Ces cours en ligne, nécessaires à la continuité de l’apprentissage des élèves, ont aussi un intérêt social et émotionnel. Ils permettent de maintenir un lien, entre l’école, les professeurs et les étudiants, et ainsi éviter d’éventuels ressentis de solitude. “Même si la pédagogie est plus lente, nous arrivons à tenir les cours et le fait de garder ce lien social avec nos élèves est vraiment important. J’ai des élèves retraités pour qui ces cours représentent les seuls moments où ils ne sont plus seuls” explique Svetlana Pezier. “Si je peux donner quelques conseils, il est important de bien se préparer, de veiller à avoir une bonne connexion, d’être dans un environnement calme, de couper son micro lorsqu’on ne parle pas et de respecter le temps de parole de chacun.” précise-t-elle. A The Ecole, les activités extra-scolaires sont maintenues. “Les professeurs de sport partagent à leurs élèves des vidéos pour garder une bonne activité physique à la maison. The Ecole finalise un guide des meilleurs manières de travailler de chez soi : par exemple, il est important de se créer un espace de travail, confiné des autres, et d’instaurer une routine quotidienne afin de rester contant dans ses horaires” conseille Rachel Loble.

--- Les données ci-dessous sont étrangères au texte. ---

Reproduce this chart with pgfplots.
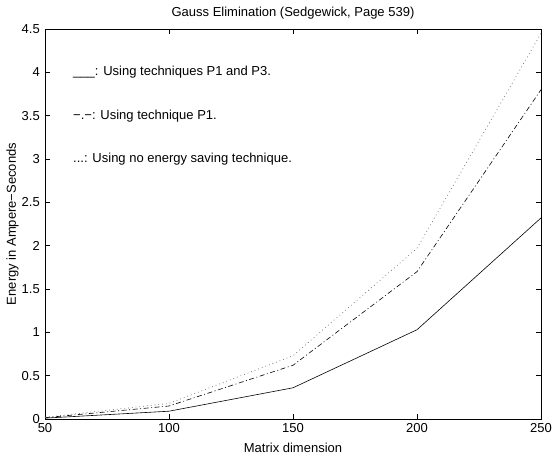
\documentclass[border=0pt]{standalone}
\usepackage{pgfplots}
\pgfplotsset{compat=1.18}
\usepackage{fontspec}
\setmainfont{Liberation Sans}
\begin{document}
\begin{tikzpicture}
\useasboundingbox (-45bp,-40bp) rectangle (508bp,419bp);
\begin{axis}[
  at={(0,0)}, anchor=south west,
  scale only axis, width=496bp, height=390bp,
  xmin=50, xmax=250, ymin=0, ymax=4.5,
  xtick={50,100,150,200,250},
  ytick={0,0.5,1,1.5,2,2.5,3,3.5,4,4.5},
  yticklabels={0,0.5,1,1.5,2,2.5,3,3.5,4,4.5},
  xticklabels={50,100,150,200,250},
  tick align=inside, tick pos=both,
  major tick length=5bp,
  axis line style={draw=black, line width=0.9pt},
  major tick style={draw=black, line width=0.6pt},
  font=\fontsize{13bp}{15bp}\selectfont,
  title={Gauss Elimination (Sedgewick, Page 539)},
  title style={at={(0.5,1)}, anchor=base, yshift=7bp, inner sep=0pt},
  xlabel={Matrix dimension},
  xlabel style={at={(0.5,0)}, anchor=base, yshift=-33bp, inner sep=0pt},
  ylabel={Energy in Ampere−Seconds},
  ylabel style={at={(0,0.5)}, anchor=base, yshift=29bp, inner sep=0pt},
  xticklabel style={inner sep=0pt, yshift=-4bp},
  yticklabel style={inner sep=0pt, xshift=-5bp},
  clip=false,
]
% energy with P1 and P3
\addplot[black, line width=0.6pt] coordinates {
  (50,0.01) (100,0.09) (150,0.36) (200,1.03) (250,2.32)};
% energy with P1 only
\addplot[black, line width=0.6pt, dash pattern=on 5bp off 2.5bp on 1bp off 2.5bp] coordinates {
  (50,0.015) (100,0.15) (150,0.62) (200,1.70) (250,3.80)};
% no energy saving
\addplot[black!55, line width=0.7pt, dash pattern=on 0.8bp off 3bp] coordinates {
  (50,0.02) (100,0.18) (150,0.73) (200,1.97) (250,4.45)};
\node[anchor=west, inner sep=0pt] at (axis cs:61.3,4.0) {\_\_\_: Using techniques P1 and P3.};
\node[anchor=west, inner sep=0pt] at (axis cs:61.3,3.5) {−.−: Using technique P1.};
\node[anchor=west, inner sep=0pt] at (axis cs:61.3,3.0) {...: Using no energy saving technique.};
\end{axis}
\end{tikzpicture}
\end{document}
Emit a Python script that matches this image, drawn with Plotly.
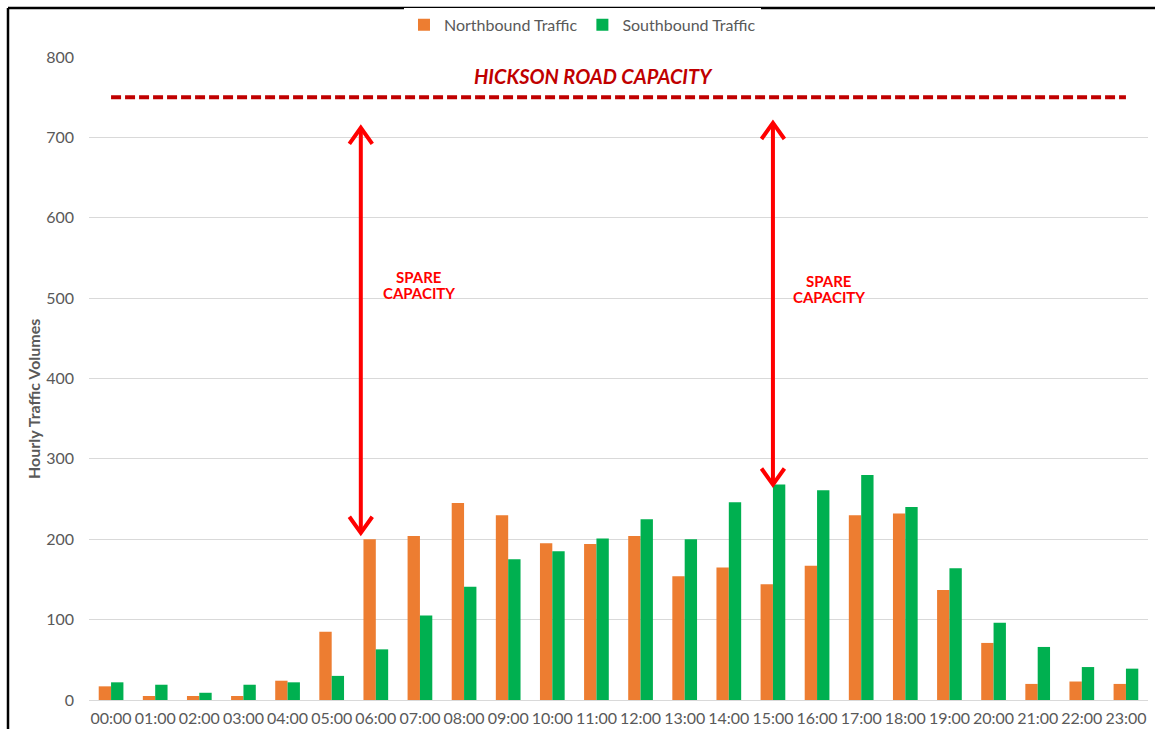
import plotly.graph_objects as go

hours = [f"{h:02d}:00" for h in range(24)]
northbound = [17, 5, 5, 5, 24, 85, 200, 204, 245, 230, 195, 194, 204, 154, 165, 144, 167, 230, 232, 137, 71, 20, 23, 20]
southbound = [22, 19, 9, 19, 22, 30, 63, 105, 141, 175, 185, 201, 225, 200, 246, 268, 261, 280, 240, 164, 96, 66, 41, 39]
capacity = 750
y_ticks = [0, 100, 200, 300, 400, 500, 600, 700, 800]

FONT = "Lato"
GRAY = "#595959"
W, H = 1155, 729
ML, MR, MT, MB = 89, 7, 57, 29
PW, PH = W - ML - MR, H - MT - MB

fig = go.Figure()
fig.add_trace(go.Bar(x=list(range(24)), y=northbound, name="Northbound Traffic",
                     marker=dict(color="#ED7D31", line=dict(width=0))))
fig.add_trace(go.Bar(x=list(range(24)), y=southbound, name="Southbound Traffic",
                     marker=dict(color="#00B050", line=dict(width=0))))

# capacity line
fig.add_trace(go.Scatter(x=[0, 23], y=[capacity, capacity], mode="lines",
                         line=dict(color="#C00000", width=4, dash="10px,4px"),
                         showlegend=False, hoverinfo="skip"))

shapes = []
def arrow(xc, y_bot, y_top):
    dx, dy = 0.26, 20
    shapes.append(dict(type="line", xref="x", yref="y", x0=xc, x1=xc, y0=y_bot + 3, y1=y_top - 3,
                       line=dict(color="#FF0000", width=4)))
    path = (f"M {xc-dx},{y_top-dy} L {xc},{y_top} L {xc+dx},{y_top-dy} "
            f"M {xc-dx},{y_bot+dy} L {xc},{y_bot} L {xc+dx},{y_bot+dy}")
    shapes.append(dict(type="path", xref="x", yref="y", path=path,
                       line=dict(color="#FF0000", width=4)))

arrow(5.66, 208, 712)
arrow(15.0, 268, 718)

# frame: only left and top edges are visible in the picture
fx0 = (8 - ML) / PW
fy1 = (H - MB - 8) / PH
shapes.append(dict(type="line", xref="paper", yref="paper", x0=fx0, x1=(W - ML) / PW,
                   y0=fy1, y1=fy1, line=dict(color="black", width=2.5), layer="above"))
shapes.append(dict(type="line", xref="paper", yref="paper", x0=fx0, x1=fx0,
                   y0=-MB / PH, y1=fy1, line=dict(color="black", width=2.5), layer="above"))

red = "#FF0000"
annotations = [
    dict(x=10.94, y=776, xref="x", yref="y", text="<b><i>HICKSON ROAD CAPACITY</i></b>",
         showarrow=False, font=dict(family=FONT, size=20, color="#C00000")),
    dict(x=6.98, y=526, xref="x", yref="y", text="<b>SPARE</b>",
         showarrow=False, font=dict(family=FONT, size=15, color=red)),
    dict(x=6.98, y=506, xref="x", yref="y", text="<b>CAPACITY</b>",
         showarrow=False, font=dict(family=FONT, size=15, color=red)),
    dict(x=16.27, y=521, xref="x", yref="y", text="<b>SPARE</b>",
         showarrow=False, font=dict(family=FONT, size=15, color=red)),
    dict(x=16.27, y=501, xref="x", yref="y", text="<b>CAPACITY</b>",
         showarrow=False, font=dict(family=FONT, size=15, color=red)),
    dict(x=(33 - ML) / PW, y=(H - MB - 399) / PH, xref="paper", yref="paper",
         text="<b>Hourly Traffic Volumes</b>", textangle=-90, showarrow=False,
         xanchor="center", yanchor="middle",
         font=dict(family=FONT, size=16, color=GRAY)),
]

fig.update_layout(
    width=W, height=H,
    margin=dict(l=ML, r=MR, t=MT, b=MB),
    paper_bgcolor="white", plot_bgcolor="white",
    barmode="group", bargap=0.44, bargroupgap=0,
    font=dict(family=FONT, size=16, color=GRAY),
    legend=dict(orientation="h", x=0.466, xanchor="center", y=1.05, yanchor="middle",
                font=dict(family=FONT, size=16, color=GRAY), itemwidth=30),
    xaxis=dict(tickmode="array", tickvals=list(range(24)), ticktext=hours,
               range=[-0.5, 23.5], showgrid=False, showline=False, ticks="",
               ticklabelstandoff=7, automargin=False,
               tickfont=dict(family=FONT, size=16, color=GRAY)),
    yaxis=dict(range=[0, 800], tickvals=y_ticks, showgrid=True, gridcolor="#D9D9D9",
               gridwidth=1, zeroline=True, zerolinecolor="#D9D9D9", zerolinewidth=1,
               ticks="", ticklabelstandoff=14, automargin=False,
               tickfont=dict(family=FONT, size=16, color=GRAY)),
    shapes=shapes, annotations=annotations,
)

fig.write_html("out.html", config={"displayModeBar": False},
               post_script="document.body.style.margin='0';document.body.style.overflow='hidden';")
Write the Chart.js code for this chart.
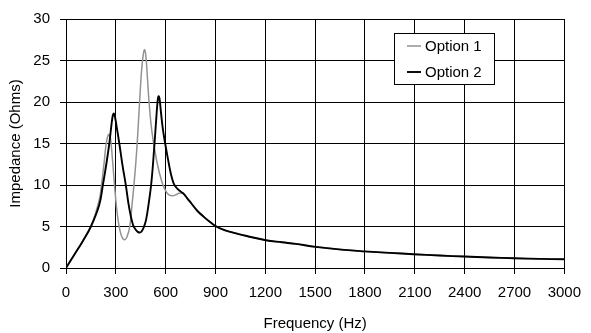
<!DOCTYPE html>
<html>
<head>
<meta charset="utf-8">
<script src="https://cdn.jsdelivr.net/npm/chart.js@4.4.1/dist/chart.umd.min.js"></script>
<style>
  html, body { margin: 0; padding: 0; background: #ffffff; }
  #wrap { width: 591px; height: 333px; position: relative; }
</style>
</head>
<body>
<div id="wrap"><canvas id="c" width="591" height="333"></canvas></div>
<script>
// ---- data ----
const seriesNames = ['Option 1', 'Option 2'];

const freq1 = [0, 50, 100, 150, 200, 215, 230, 242, 252, 260, 268, 278, 288, 298, 310, 325, 340, 354, 368, 384, 397, 409, 420, 430, 443, 455, 465, 473, 481, 490, 500, 518, 547, 577, 600, 620, 640, 660, 680, 705];
const imp1  = [0, 1.6, 3.2, 5.0, 8.2, 10.2, 12.8, 15.0, 15.9, 16.1, 15.6, 13.5, 11.0, 8.6, 6.3, 4.5, 3.6, 3.4, 3.8, 5.0, 7.5, 10.0, 12.6, 15.5, 20.0, 23.8, 25.7, 26.3, 25.5, 23.0, 20.0, 16.3, 12.8, 10.4, 9.3, 8.8, 8.7, 8.8, 9.0, 9.0];

const freq2 = [0, 50, 100, 150, 200, 222, 245, 262, 274, 282, 288, 295, 305, 321, 340, 360, 380, 403, 420, 432, 443, 455, 468, 482, 498, 514, 530, 542, 551, 557, 563, 571, 582, 597, 615, 632, 648, 664, 684, 705];
const imp2  = [0, 1.6, 3.2, 5.0, 7.6, 10.0, 12.8, 15.2, 17.3, 18.4, 18.6, 18.2, 17.0, 15.0, 12.4, 10.0, 7.3, 5.2, 4.6, 4.35, 4.27, 4.4, 4.9, 5.8, 7.8, 10.3, 14.2, 17.6, 20.0, 20.7, 20.4, 18.9, 16.9, 15.0, 13.0, 11.3, 10.2, 9.7, 9.3, 9.0];

// common tail (both options coincide above ~700 Hz)
const tailFreq = [730, 754, 790, 833, 870, 901, 950, 1000, 1088, 1203, 1300, 1384, 1502, 1675, 1797, 1950, 2092, 2250, 2398, 2550, 2697, 2850, 3000];
const tailImp  = [8.4, 7.8, 6.9, 6.1, 5.5, 5.05, 4.6, 4.3, 3.85, 3.35, 3.1, 2.9, 2.55, 2.18, 2.0, 1.82, 1.66, 1.5, 1.38, 1.27, 1.17, 1.1, 1.05];

const xTicks = [0, 300, 600, 900, 1200, 1500, 1800, 2100, 2400, 2700, 3000];
const yTicks = [0, 5, 10, 15, 20, 25, 30];

// ---- build points ----
function pts(fx, fy) { return fx.map((f, i) => ({ x: f, y: fy[i] })); }
const data1 = pts(freq1.concat(tailFreq), imp1.concat(tailImp));
const data2 = pts(freq2.concat(tailFreq), imp2.concat(tailImp));

const FONT = '"Liberation Sans", Arial, sans-serif';
const GRAY = '#929292';
const BLACK = '#000000';

const boxLegend = {
  id: 'boxLegend',
  afterDraw(chart) {
    const ctx = chart.ctx;
    const x0 = 394.5, y0 = 33.5, w = 100, h = 51;
    ctx.save();
    ctx.fillStyle = '#ffffff';
    ctx.fillRect(x0, y0, w, h);
    ctx.strokeStyle = '#000000';
    ctx.lineWidth = 1;
    ctx.strokeRect(x0, y0, w, h);
    const rows = [46, 72];
    chart.data.datasets.forEach((ds, i) => {
      const y = rows[i];
      ctx.strokeStyle = ds.borderColor;
      ctx.lineWidth = ds.borderWidth;
      ctx.beginPath();
      ctx.moveTo(407, y);
      ctx.lineTo(421, y);
      ctx.stroke();
      ctx.fillStyle = '#000000';
      ctx.font = '15px ' + FONT;
      ctx.textBaseline = 'middle';
      ctx.textAlign = 'left';
      ctx.fillText(ds.label, 425, y + 1);
    });
    ctx.restore();
  }
};

new Chart(document.getElementById('c'), {
  type: 'line',
  data: {
    datasets: [
      { label: seriesNames[0], data: data1, borderColor: GRAY, backgroundColor: GRAY, borderWidth: 1.5,
        pointRadius: 0, tension: 0.4, fill: false, order: 1 },
      { label: seriesNames[1], data: data2, borderColor: BLACK, backgroundColor: BLACK, borderWidth: 1.9,
        pointRadius: 0, tension: 0.4, fill: false, order: 0 }
    ]
  },
  options: {
    responsive: false,
    animation: false,
    devicePixelRatio: 1,
    layout: { padding: { left: 0, right: 17, top: 15, bottom: 0 } },
    plugins: { legend: { display: false }, tooltip: { enabled: false } },
    scales: {
      x: {
        type: 'linear', min: 0, max: 3000,
        afterFit(scale) { scale.height = 65; },
        afterBuildTicks(scale) { scale.ticks = xTicks.map(v => ({ value: v })); },
        ticks: { color: '#000', font: { family: FONT, size: 15 }, padding: 10, maxRotation: 0, autoSkip: false,
                 callback: v => String(v) },
        grid: { color: '#000', lineWidth: 1, tickLength: 6, drawTicks: true },
        border: { color: '#000', width: 1 },
        title: { display: true, text: 'Frequency (Hz)', color: '#000', font: { family: FONT, size: 15 },
                 padding: { top: 3, bottom: 0 } }
      },
      y: {
        type: 'linear', min: 0, max: 30,
        afterFit(scale) { scale.width = 66; },
        afterBuildTicks(scale) { scale.ticks = yTicks.map(v => ({ value: v })); },
        ticks: { color: '#000', font: { family: FONT, size: 15 }, padding: 10, autoSkip: false,
                 callback: v => String(v) },
        grid: { color: '#000', lineWidth: 1, tickLength: 6, drawTicks: true },
        border: { color: '#000', width: 1 },
        title: { display: true, text: 'Impedance (Ohms)', color: '#000', font: { family: FONT, size: 15 },
                 padding: { top: 7, bottom: 0 } }
      }
    }
  },
  plugins: [boxLegend]
});
</script>
</body>
</html>
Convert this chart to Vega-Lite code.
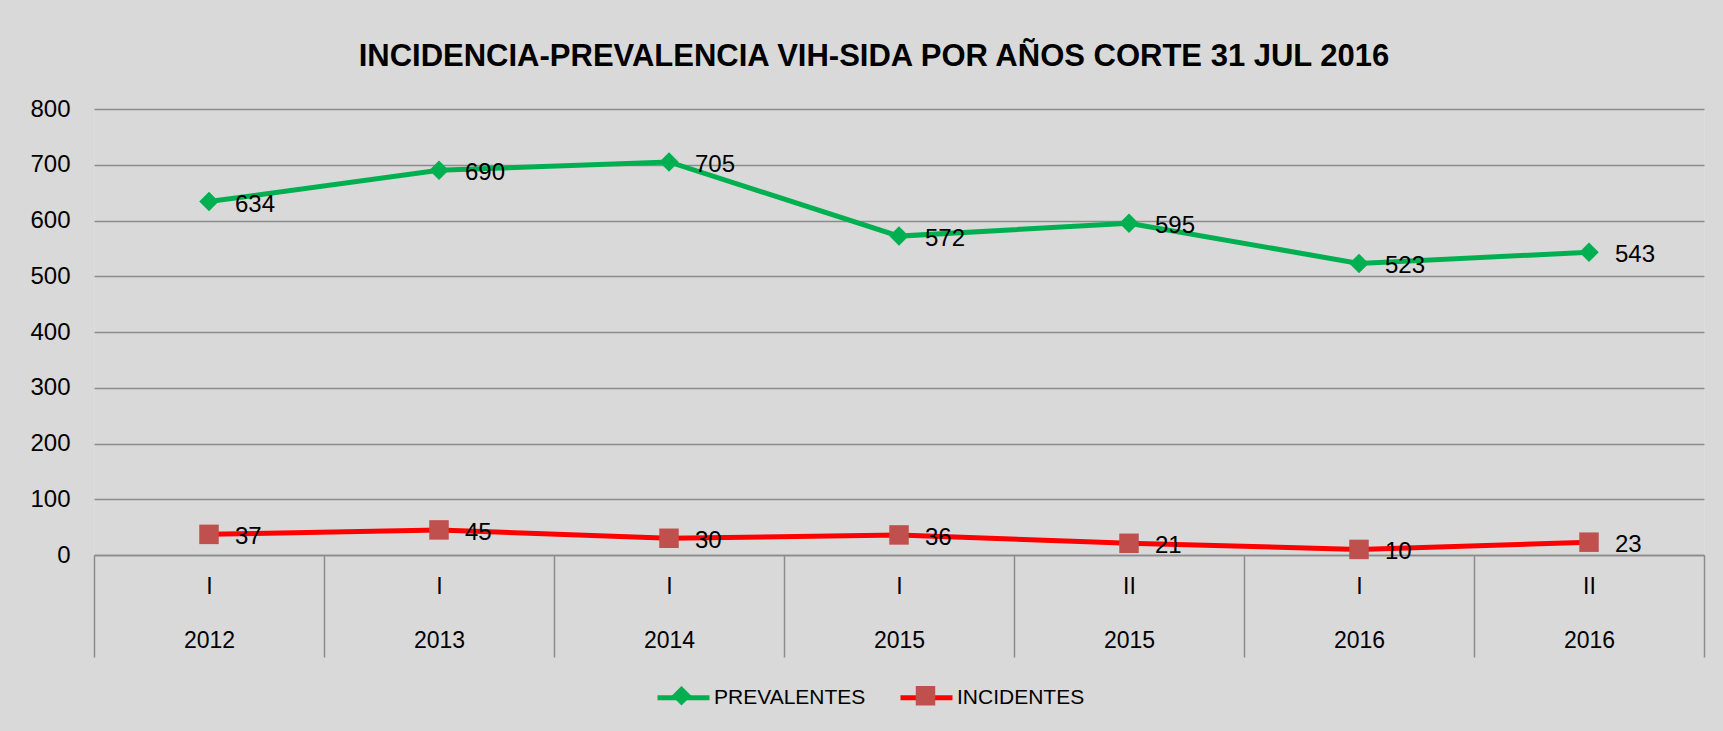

“C’est une expérience incroyablement enrichissante” remarque Evelyne Estey. “Ce qui est intéressant, c’est que les réseaux sociaux sont continuellement critiqués, mais aujourd’hui, ils nous sauvent la vie. C’est assez ironique” note Edith Boncompain. Le Lycée Français a initié des points réguliers avec les autres établissements scolaires de New York. “Si cela est possible, nous espérons pouvoir aider d’autres écoles à se former aux cours en ligne. La solidarité entre corps enseignants est fondamental en cette période nouvelle” conclut Evelyne Estey.